Tchaikovsky: Symphony No. 6 vs Korngold: Robin Hood Suite

Another example of me hearing a close correlation between two pieces of music, does anyone else hear any similarity?

So, some time ago someone gave us a collection of 24 vinyl records, namely: Funk & Wagnalls Family Library of Great Music. We have already worked our way to the second disc, Tchaikovsky’s Symphony No. 6 (quite Saturday mornings with an uninterrupted hour free are rare here- and this one occurred on Friday due to the teacher walkout). While cooking and eating a tasty if not exactly healthy breakfast, I could not help but picture scenes from the 1938 Warner Brothers classic THE ADVENTURES OF ROBIN HOOD. The kid agreed, but in a way that suggested it was the best way to get me to shut-up. (He also asked several times if we could postpone listening and put on the sports channel to hear the Diamondbacks pregame show.)

There were times I could picture specific scenes. During a string heavy part I was picturing the scene where the Merry Men tie vines to the trees and otherwise prepare for the arrival of Gisbourne, Marion, and the collected taxes for Richard’s ransom. During a brassy section, I was reminded of Robin and Will Scarlett rescuing Much from Gisbourne after he killed the dear near the beginning of the film. There was other music that brought to mind Robin strolling into the castle with the stag on his shoulders—and even the little bit of acting when Flynn jabbed the man at arms with the antler of the stag. There is a flurry of music that is perfect for the fight scene that follows shortly thereafter- - - but honestly I can’t recall if the music is similar or not. I just know that when that music started playing I could picture the hero rolling over backward, knocking down a row of attackers with a bench, climbing up a sconce to reach a balcony as well as him shooting arrows from the balcony.

The record is of the Berlin Symphony Orchestra conducted by Walter Jurgens and has both a 1966 and a 1970 copyright date. I believe the ’66 date is European (Milan, Italy), and the ’70 date is U.S.A. pressing for F & W. I don’t know who played the theme from Robin Hood, but presumably the Warner Brother’s orchestra. Korngold had apparently left Austria where he was conducting opera to compose the music and the Nazi’s annexed Austria and seized his home while he was in Hollywood winning an Oscar.

Can anyone else hear a similarity, or is my ignorance making all music in the Romantic style sound alike to me?

I can hear some stylistic similarity between the third movement of the Tchaikovsky 6th and the march heard over the opening credit of The Adventures of Robin Hood. They’re both bright, swaggering, brassy marches in a late Romantic vein.
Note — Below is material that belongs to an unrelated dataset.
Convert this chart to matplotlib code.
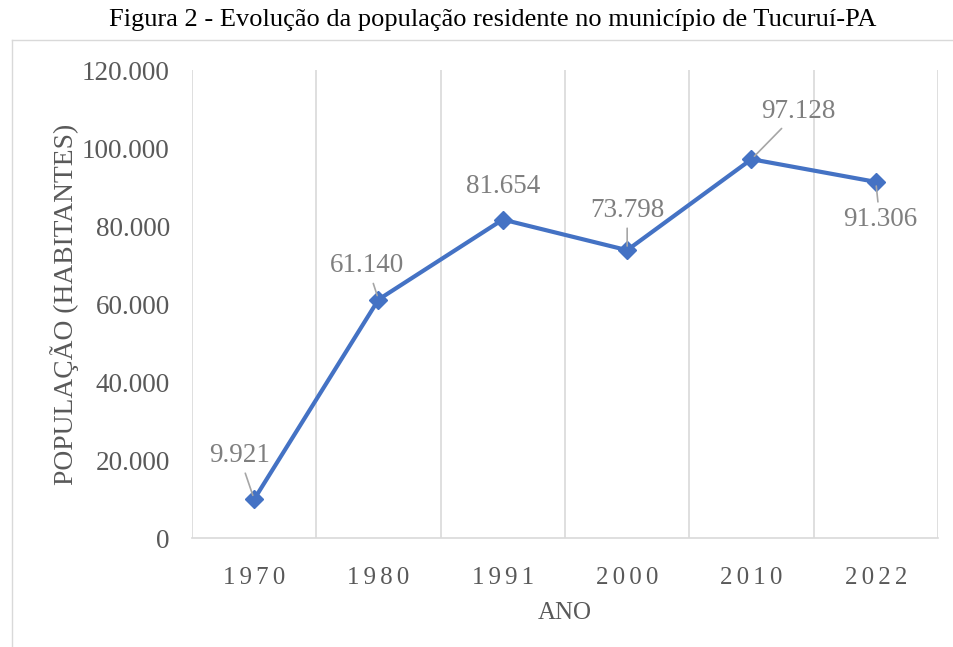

A couple of YouTube clips for comparison:

Tchaikovsky
Korngold

They’re sort of similar, but use different thematic material (and Korngold is a bit more “modern” sounding).

I’m pretty familiar with the Tchaikovsky symphony, but it’s been a LONG time since I watched the movie or listened to Korngold’s score; there may be some other interesting points of similarity that I don’t recall.

Thank you for the reply and the links. I specifically believe the Tchaikovsky starting about 6:51 could very well have inspired the Korngold starting about 0:25 in the links you provided.

Of course, there may be a dozen other pieces of music I am not aware of that also sound similar, but it seems likely to me Korngold had recently listened to the Tchaikovsky when he was composing the RH Suite, and might have been influenced by him—consciously or unconsciously. I further believe that the feeling of the two works are similar enough that you could easily place parts of the Tchaikovsky over scenes of The Adventures of Robin Hood, and the only difficulty would be getting them to start and end in the same time frame (the musical theme may be longer or shorter than the scene length), or the climatic instant may not occur at the right time. For example if both scene and the music selected (from symphony #6) are three minutes long- the music may be most dynamic and impressive at 1:36 and 2:48-3:00, but the action on screen might show the most danger at 1:56 and resolution and a more romantic turn toward the end of the three minutes. I guess what I am trying to say, is that in the unlikely situation where one had rights to use the images from the movie for free—but not the rights to use the music, that person could easily use the Tchaikovsky (which is presumably in public domain by now) to score the film with minimal loss of effect.